The WFG is governed by a board of directors, which maintains the WFG’s bylaws and supports WFG's mandate, including by directly supporting private-sector fundraising. As the WFG is an artist-run organization, its board must mainly include practicing filmmakers and video artists.

As a non-profit organization, WFG operations are funded by the Canada Council for the Arts, Manitoba Arts Council, and Winnipeg Arts Council. Project funders include Manitoba Film & Music, The Winnipeg Foundation, the Government of Manitoba, and Winnipeg School Division, in addition to individual project funders. Ongoing sponsors include William F. White International, On Screen Manitoba, and Film Training Manitoba.

=== Cinematheque ===
Dave Barber Cinematheque, formerly Winnipeg Cinematheque, as the professional presentation department of the Winnipeg Film Group, is a cinematheque theatre that screens both Canadian and world cinema. Operated on the first floor of the historic Artspace building in Winnipeg's Exchange District, it has one screen and plays two evening shows on weekdays, and matinées on the weekends.

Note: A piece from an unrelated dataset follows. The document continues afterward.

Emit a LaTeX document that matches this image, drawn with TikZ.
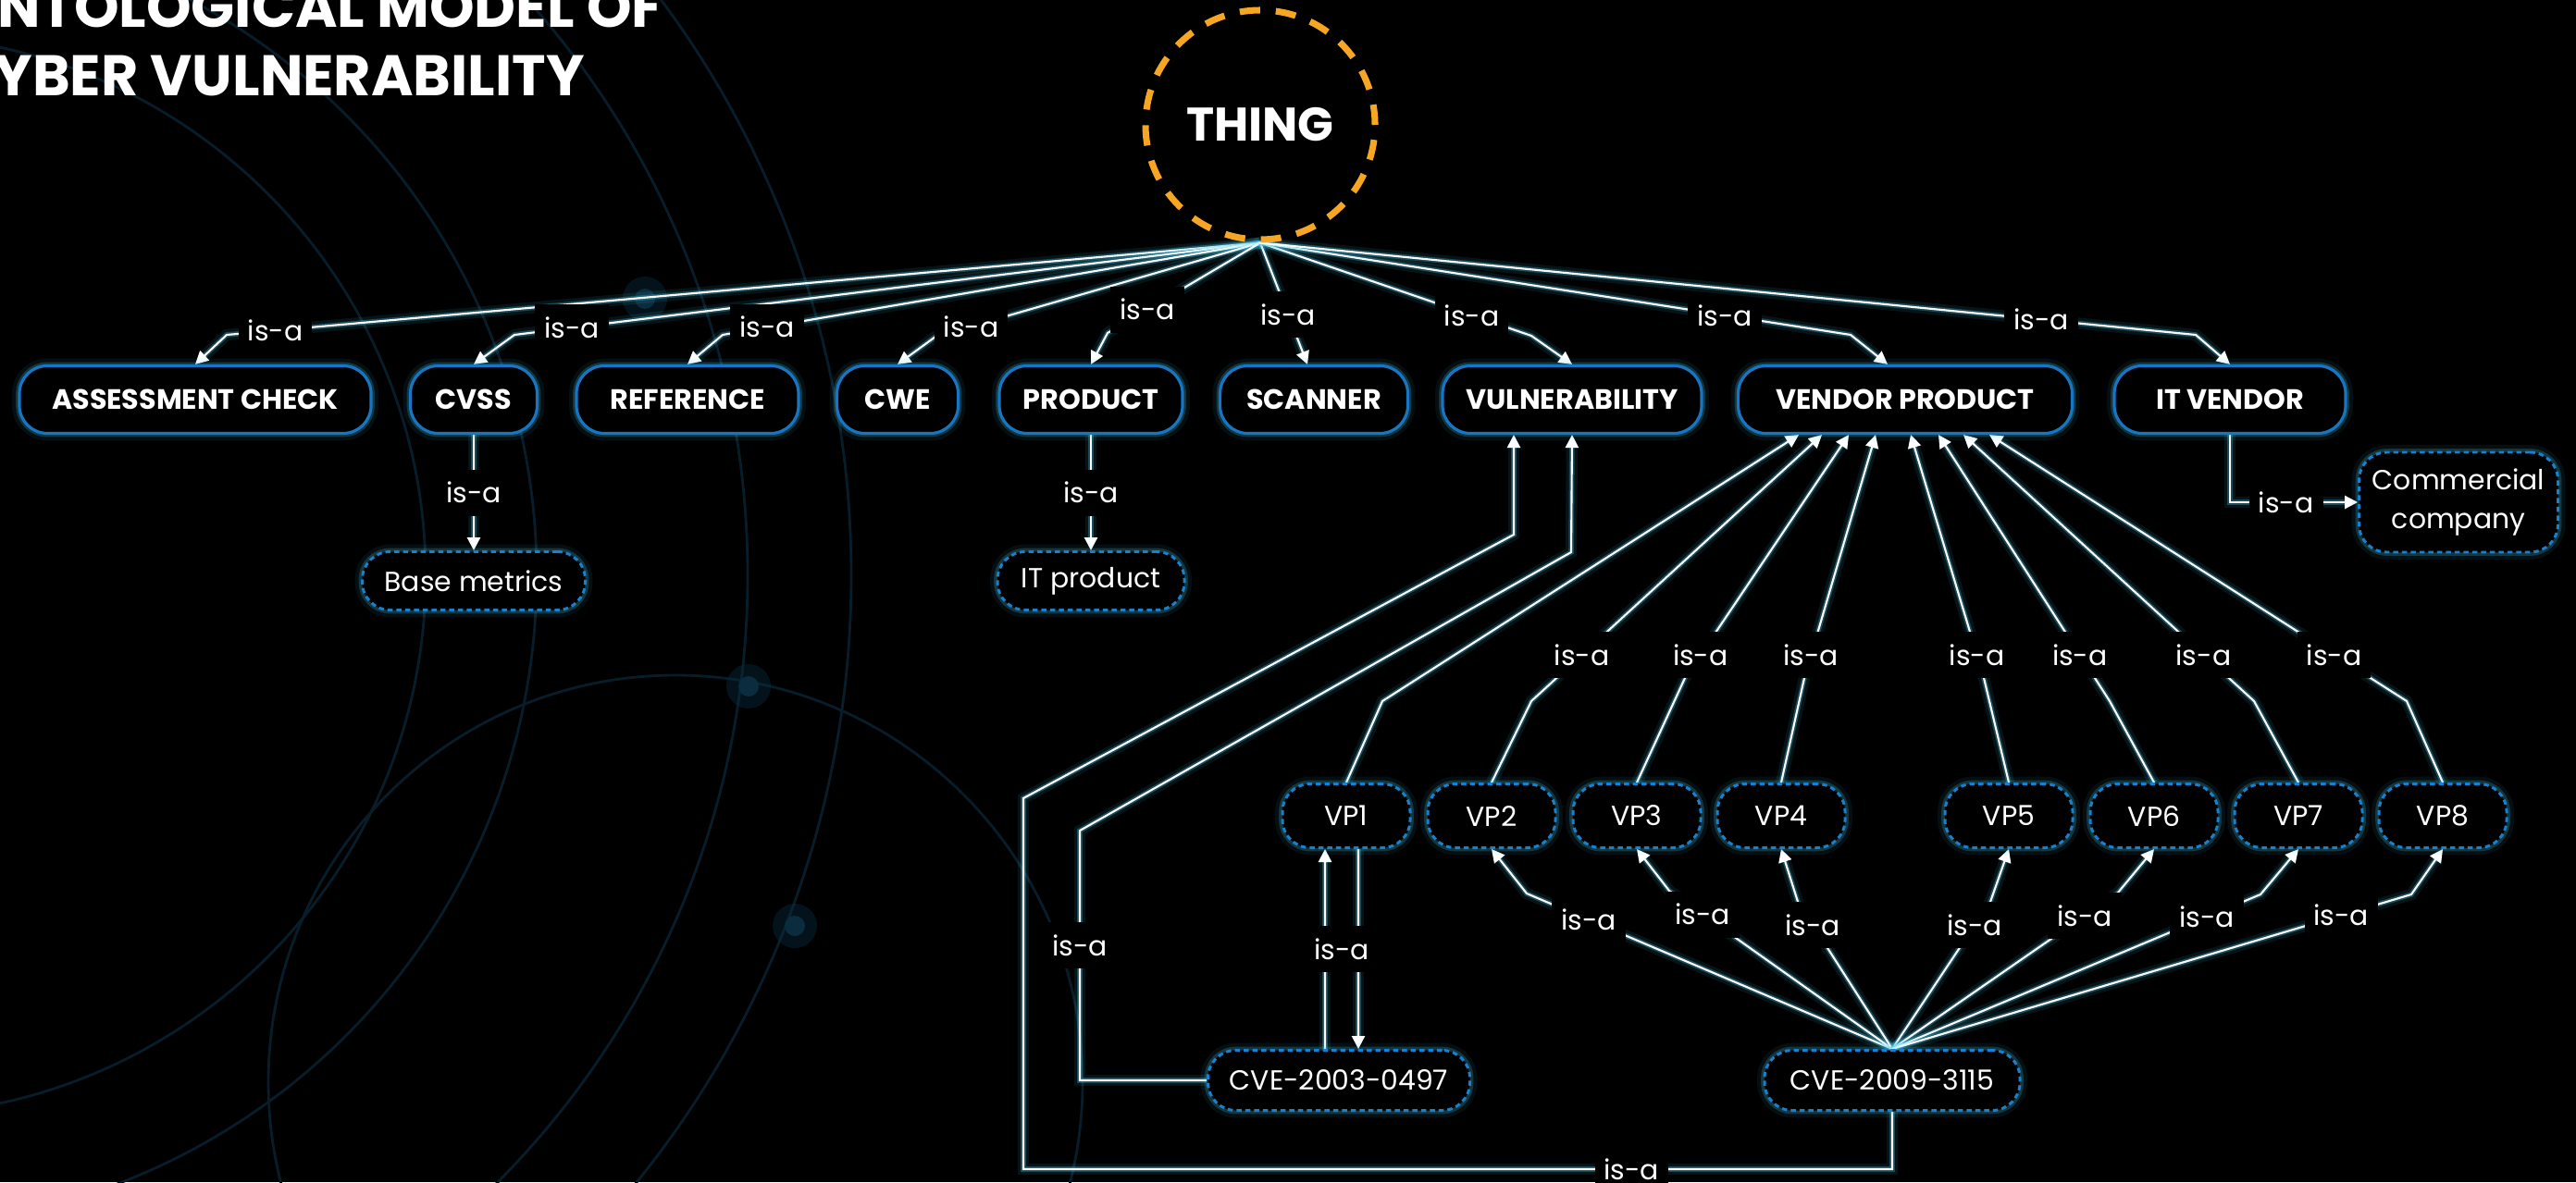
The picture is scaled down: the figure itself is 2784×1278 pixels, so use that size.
\documentclass[tikz,border=0pt]{standalone}
\usepackage{fontspec}
\setmainfont{Poppins}
\usepackage{tikz}
\usetikzlibrary{arrows.meta}
\pgfdeclarelayer{bg}
\pgfdeclarelayer{edges}
\pgfsetlayers{bg,edges,main}

\definecolor{boxblue}{RGB}{22,118,196}
\definecolor{dotblue}{RGB}{24,128,205}
\definecolor{glowc}{RGB}{70,200,235}
\definecolor{thingorange}{RGB}{246,166,35}
\definecolor{ring}{RGB}{7,30,42}
\definecolor{ringdot}{RGB}{10,44,62}

\tikzset{
  glow/.style={preaction={draw=glowc,solid,line width=4.5pt,opacity=.08},
               preaction={draw=glowc,solid,line width=2.2pt,opacity=.22}},
  classbox/.style={glow, rounded corners=3mm, draw=boxblue, line width=0.9pt, fill=black,
                   text=white, font=\bfseries\fontsize{8.6}{10}\selectfont, minimum height=7.3mm},
  instbox/.style={glow, rounded corners=3mm, draw=dotblue, line width=0.85pt,
                  dash pattern=on 0.55mm off 0.4mm, fill=black, text=white,
                  font=\fontsize{8.5}{12}\selectfont, minimum height=6.5mm, align=center},
  vpbox/.style={instbox, minimum width=13.8mm, minimum height=6.9mm},
  isa/.style={draw=white, line width=0.6pt, -{Triangle[length=1.4mm,width=1.4mm]},
              preaction={draw=glowc,line width=3.5pt,opacity=.1},
              preaction={draw=glowc,line width=1.6pt,opacity=.3}},
  lbl/.style={fill=black, text=white, font=\fontsize{8.5}{10}\selectfont,
              inner xsep=1mm, inner ysep=0pt, minimum height=5mm},
  heading/.style={anchor=base west, text=white, font=\bfseries\fontsize{17.6}{20}\selectfont}
}

\begin{document}
\begin{tikzpicture}[x=0.1mm,y=-0.1mm]
\useasboundingbox (0,0) rectangle (2784,1278);

\begin{pgfonlayer}{bg}
\fill[black] (0,0) rectangle (2784,1278);
\foreach \r in {58.4,70.4,93.2,104.4}
  \draw[ring, line width=0.8pt] (-124,622) circle (\r mm);
\draw[ring, line width=0.8pt] (730,1170) circle (44mm);
\foreach \p in {(697,323),(809,742),(859,1001)} {
  \fill[ringdot, opacity=.45] \p circle (2.4mm);
  \fill[ringdot] \p circle (1.1mm);
}
\end{pgfonlayer}

% heading
\node[heading] (title1) at (-64,30) {ONTOLOGICAL MODEL OF};
\node[heading] (title2) at (-66,104) {CYBER VULNERABILITY};

\node[circle, draw=thingorange, dash pattern=on 2.2mm off 1.7mm, line width=2pt, minimum size=24.8mm,
      text=white, font=\bfseries\fontsize{14.5}{16}\selectfont] (thing) at (1362,135) {THING};

% classes
\node[classbox, minimum width=38mm] (assess) at (211,432) {ASSESSMENT CHECK};
\node[classbox, minimum width=13.7mm] (cvss) at (512,432) {CVSS};
\node[classbox, minimum width=24mm] (reference) at (743,432) {REFERENCE};
\node[classbox, minimum width=13.1mm] (cwe) at (970,432) {CWE};
\node[classbox, minimum width=19.8mm] (product) at (1179,432) {PRODUCT};
\node[classbox, minimum width=20.3mm] (scanner) at (1420,432) {SCANNER};
\node[classbox, minimum width=28mm] (vuln) at (1699,432) {VULNERABILITY};
\node[classbox, minimum width=36.1mm] (vendorprod) at (2059,432) {VENDOR PRODUCT};
\node[classbox, minimum width=25mm] (itvendor) at (2410,432) {IT VENDOR};

% instances
\node[instbox, minimum width=24.1mm, minimum height=6.3mm] (basemetrics) at (512,628) {Base metrics};
\node[instbox, minimum width=20.2mm, minimum height=6.3mm] (itproduct) at (1179,628) {IT product};
\node[instbox, minimum width=21.5mm, minimum height=10.8mm] (commercial) at (2657,543) {Commercial\\company};
\foreach \i/\x in {1/1455,2/1612,3/1769,4/1925,5/2171,6/2328,7/2484,8/2640}
  \node[vpbox] (vp\i) at (\x,882) {VP\i};
\node[instbox, minimum width=28.3mm] (cve2003) at (1447,1168) {CVE-2003-0497};
\node[instbox, minimum width=27.6mm] (cve2009) at (2045,1168) {CVE-2009-3115};

\begin{pgfonlayer}{edges}
\draw[isa] (thing.south) -- node[lbl,pos=.953]{is-a} (245,362) -- (assess.north);
\draw[isa] (thing.south) -- node[lbl,pos=.923]{is-a} (556,362) -- (cvss.north);
\draw[isa] (thing.south) -- node[lbl,pos=.917]{is-a} (781,362) -- (reference.north);
\draw[isa] (thing.south) -- node[lbl,pos=.89]{is-a} (1011,364) -- (cwe.north);
\draw[isa] (thing.south) -- node[lbl,pos=.74]{is-a} (1197,360) -- (product.north);
\draw[isa] (thing.south) -- node[lbl,pos=.59]{is-a} ([xshift=-0.7mm]scanner.north);
\draw[isa] (thing.south) -- node[lbl,pos=.78]{is-a} (1655,363) -- (vuln.north);
\draw[isa] (thing.south) -- node[lbl,pos=.787]{is-a} (2000,362) -- ([xshift=-1.9mm]vendorprod.north);
\draw[isa] (thing.south) -- node[lbl,pos=.835]{is-a} (2373,362) -- (itvendor.north);

\draw[isa] (cvss.south) -- node[lbl]{is-a} (basemetrics.north);
\draw[isa] (product.south) -- node[lbl]{is-a} (itproduct.north);
\draw[isa] (itvendor.south) |- node[lbl,pos=.72]{is-a} (commercial.west);

% VP nodes up to VENDOR PRODUCT
\draw[isa] (vp1.north) -- (1494,758) -- ([xshift=-11.5mm]vendorprod.south);
\draw[isa] (vp2.north) -- (1655,758) -- node[lbl,pos=.174]{is-a} ([xshift=-9mm]vendorprod.south);
\draw[isa] (vp3.north) -- (1821,733) -- node[lbl,pos=.095]{is-a} ([xshift=-6.1mm]vendorprod.south);
\draw[isa] (vp4.north) -- (1950,733) -- node[lbl,pos=.095]{is-a} ([xshift=-3.2mm]vendorprod.south);
\draw[isa] (vp5.north) -- (2144,733) -- node[lbl,pos=.095]{is-a} ([xshift=0.6mm]vendorprod.south);
\draw[isa] (vp6.north) -- (2280,758) -- node[lbl,pos=.174]{is-a} ([xshift=3.6mm]vendorprod.south);
\draw[isa] (vp7.north) -- (2436,758) -- node[lbl,pos=.174]{is-a} ([xshift=6.3mm]vendorprod.south);
\draw[isa] (vp8.north) -- (2601,758) -- node[lbl,pos=.174]{is-a} ([xshift=9.1mm]vendorprod.south);

% CVE-2009-3115 fan
\draw[isa] (cve2009.north) -- node[lbl,pos=.83]{is-a} (1650,966) -- (vp2.south);
\draw[isa] (cve2009.north) -- node[lbl,pos=.85]{is-a} (1804,963) -- (vp3.south);
\draw[isa] (cve2009.north) -- node[lbl,pos=.84]{is-a} (1943,975) -- (vp4.south);
\draw[isa] (cve2009.north) -- node[lbl,pos=.84]{is-a} (2151,975) -- (vp5.south);
\draw[isa] (cve2009.north) -- node[lbl,pos=.853]{is-a} (2289,965) -- (vp6.south);
\draw[isa] (cve2009.north) -- node[lbl,pos=.854]{is-a} (2443,967) -- (vp7.south);
\draw[isa] (cve2009.north) -- node[lbl,pos=.865]{is-a} (2606,967) -- (vp8.south);

\draw[isa] ([xshift=1.3mm]vp1.south) -- ([xshift=2.1mm]cve2003.north);
\draw[isa] ([xshift=-1.5mm]cve2003.north) -- node[lbl,xshift=1.8mm]{is-a} ([xshift=-2.3mm]vp1.south);

% both CVEs up to VULNERABILITY
\draw[isa] (cve2003.west) -- (1167,1168) -- node[lbl,pos=.54]{is-a} (1167,898) -- (1698,597) -- (vuln.south);
\draw[isa] (cve2009.south) -- (2045,1264) -- node[lbl,pos=.3]{is-a} (1106,1264) -- (1106,863) -- (1636,578) -- ([xshift=-6.3mm]vuln.south);
\end{pgfonlayer}
\end{tikzpicture}
\end{document}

The focus is on Canadian films, particularly the cinema of Manitoba, but there are also special screenings for international independent films, children's films, and classic films; Cinematheque also produces the annual Gimme Some Truth Documentary Festival.

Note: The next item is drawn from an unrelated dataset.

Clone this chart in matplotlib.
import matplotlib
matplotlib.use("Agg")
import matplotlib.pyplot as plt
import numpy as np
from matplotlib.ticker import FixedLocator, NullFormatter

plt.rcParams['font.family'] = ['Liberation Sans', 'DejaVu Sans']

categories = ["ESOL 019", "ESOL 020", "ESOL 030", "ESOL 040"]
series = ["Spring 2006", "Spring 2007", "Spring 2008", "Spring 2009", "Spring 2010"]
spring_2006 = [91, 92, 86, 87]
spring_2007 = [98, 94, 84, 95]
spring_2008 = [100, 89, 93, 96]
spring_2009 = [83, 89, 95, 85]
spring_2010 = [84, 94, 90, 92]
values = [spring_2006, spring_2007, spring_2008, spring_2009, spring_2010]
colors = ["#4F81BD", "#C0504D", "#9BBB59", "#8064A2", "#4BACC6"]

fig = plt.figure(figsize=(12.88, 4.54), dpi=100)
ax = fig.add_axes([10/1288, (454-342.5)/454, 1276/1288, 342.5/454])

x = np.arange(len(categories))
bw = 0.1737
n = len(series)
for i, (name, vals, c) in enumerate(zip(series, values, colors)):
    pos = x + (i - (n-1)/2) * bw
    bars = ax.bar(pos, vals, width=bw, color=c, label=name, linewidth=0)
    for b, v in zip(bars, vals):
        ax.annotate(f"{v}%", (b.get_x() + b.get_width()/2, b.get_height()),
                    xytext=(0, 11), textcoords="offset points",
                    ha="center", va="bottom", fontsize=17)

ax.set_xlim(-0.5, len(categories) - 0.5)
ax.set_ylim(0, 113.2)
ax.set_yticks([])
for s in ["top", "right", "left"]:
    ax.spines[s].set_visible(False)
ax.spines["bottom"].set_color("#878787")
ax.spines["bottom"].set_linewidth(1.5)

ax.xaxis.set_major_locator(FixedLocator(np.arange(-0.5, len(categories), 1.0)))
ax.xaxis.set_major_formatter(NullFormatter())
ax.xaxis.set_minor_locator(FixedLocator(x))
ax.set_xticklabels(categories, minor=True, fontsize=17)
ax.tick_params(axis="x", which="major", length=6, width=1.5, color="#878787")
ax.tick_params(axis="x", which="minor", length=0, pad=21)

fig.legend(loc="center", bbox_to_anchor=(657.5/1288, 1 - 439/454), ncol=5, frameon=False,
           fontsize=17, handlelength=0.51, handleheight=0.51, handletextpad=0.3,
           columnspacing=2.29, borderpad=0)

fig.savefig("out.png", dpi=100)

Originally known as Winnipeg Cinematheque, the theatre was renamed the Dave Barber Cinematheque after the 2021 passing of Dave Barber—the Cinematheque's senior programmer since 1982.

==Members==
WFG is notable for having many past staff and members attain prominent positions in the Canadian media industry. Honorary members are appointed for their "exceptional achievement as a Manitoba filmmaker or for their extraordinary contribution to the development of the Winnipeg Film Group as an organization."

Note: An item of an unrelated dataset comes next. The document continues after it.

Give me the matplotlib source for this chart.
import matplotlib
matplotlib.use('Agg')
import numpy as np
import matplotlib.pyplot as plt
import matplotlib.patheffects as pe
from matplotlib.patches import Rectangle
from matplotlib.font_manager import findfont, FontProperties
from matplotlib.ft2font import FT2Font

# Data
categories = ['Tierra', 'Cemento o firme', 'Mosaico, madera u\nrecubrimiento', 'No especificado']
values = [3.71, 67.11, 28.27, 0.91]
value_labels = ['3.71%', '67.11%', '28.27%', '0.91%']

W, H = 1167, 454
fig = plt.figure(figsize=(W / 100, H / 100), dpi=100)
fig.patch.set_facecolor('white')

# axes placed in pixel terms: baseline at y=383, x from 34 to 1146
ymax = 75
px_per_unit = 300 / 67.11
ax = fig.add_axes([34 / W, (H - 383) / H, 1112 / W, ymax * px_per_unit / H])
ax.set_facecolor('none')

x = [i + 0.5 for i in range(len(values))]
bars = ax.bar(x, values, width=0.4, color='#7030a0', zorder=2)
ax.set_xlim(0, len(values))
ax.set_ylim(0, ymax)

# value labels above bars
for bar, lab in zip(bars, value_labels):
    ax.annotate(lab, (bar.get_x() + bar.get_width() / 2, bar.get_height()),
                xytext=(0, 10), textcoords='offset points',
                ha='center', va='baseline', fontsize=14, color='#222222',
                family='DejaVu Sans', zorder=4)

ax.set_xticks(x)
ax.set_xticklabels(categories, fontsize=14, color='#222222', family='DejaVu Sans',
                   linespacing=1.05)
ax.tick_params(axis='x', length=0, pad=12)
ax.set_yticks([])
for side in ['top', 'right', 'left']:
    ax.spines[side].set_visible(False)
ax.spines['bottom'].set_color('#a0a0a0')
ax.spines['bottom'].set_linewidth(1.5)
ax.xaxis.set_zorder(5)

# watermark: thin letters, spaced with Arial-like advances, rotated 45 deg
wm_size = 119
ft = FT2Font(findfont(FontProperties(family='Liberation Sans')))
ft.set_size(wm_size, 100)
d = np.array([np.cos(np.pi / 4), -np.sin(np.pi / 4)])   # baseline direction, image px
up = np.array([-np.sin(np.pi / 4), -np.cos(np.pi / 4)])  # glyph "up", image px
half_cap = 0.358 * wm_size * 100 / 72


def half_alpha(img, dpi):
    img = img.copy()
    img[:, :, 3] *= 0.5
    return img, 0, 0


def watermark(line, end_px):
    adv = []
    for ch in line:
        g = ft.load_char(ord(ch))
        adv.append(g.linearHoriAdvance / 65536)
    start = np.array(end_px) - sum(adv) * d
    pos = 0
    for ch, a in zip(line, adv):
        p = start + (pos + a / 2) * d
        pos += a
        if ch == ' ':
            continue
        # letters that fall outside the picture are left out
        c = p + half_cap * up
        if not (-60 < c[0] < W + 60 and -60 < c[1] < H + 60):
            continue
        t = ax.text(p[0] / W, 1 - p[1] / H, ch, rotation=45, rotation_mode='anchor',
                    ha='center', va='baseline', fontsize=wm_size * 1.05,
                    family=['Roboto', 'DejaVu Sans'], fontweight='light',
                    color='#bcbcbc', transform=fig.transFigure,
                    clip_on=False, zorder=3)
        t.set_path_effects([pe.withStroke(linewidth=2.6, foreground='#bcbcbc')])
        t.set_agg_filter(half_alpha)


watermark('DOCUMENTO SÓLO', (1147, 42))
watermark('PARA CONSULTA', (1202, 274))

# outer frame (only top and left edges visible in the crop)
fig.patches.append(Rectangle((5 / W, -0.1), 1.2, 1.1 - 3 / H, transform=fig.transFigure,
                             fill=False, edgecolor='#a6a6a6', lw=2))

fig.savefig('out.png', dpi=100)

Honorary members of the WFG include:

- Norma Bailey
- Dave Barber
- Richard Condie
- Larry Desrochers
- Michael Drabot
- Greg Hanec
- Shereen Jerrett
- Merit Jensen Carr
- John Kozak
- Guy Maddin
- Solomon Nagler
- Winston Washington Moxam
- John Paizs
- Jeff Peeler
- Len Pendergast

Other artists/members of WFG include:

- Atelier National du Manitoba
- Sara Angelucci
- Kiarash Anvari
- Shane Belcourt
- Warren Cariou
- Shelagh Carter
- Ervin Chartrand
- David Demchuk
- Shawna Dempsey
- Kevin Doherty
- Danishka Esterhazy
- Erica Eyres
- Darcy Fehr
- Sadaf Foroughi
- Matthew Rankin

Dave Barber has been the Cinematheque programmer at the Winnipeg Film Group since the summer of 1982. He has won several awards for his efforts including the Making A Difference Award for “Extraordinary Contribution” to the Arts by the Winnipeg Arts Council (2007), the first-ever awarded Individual Award for “Outstanding Award of the Arts" by the Manitoba Foundation for the Arts, and the Queen Elizabeth II Diamond Jubilee Award by the Governor-General of Canada in April of 2013.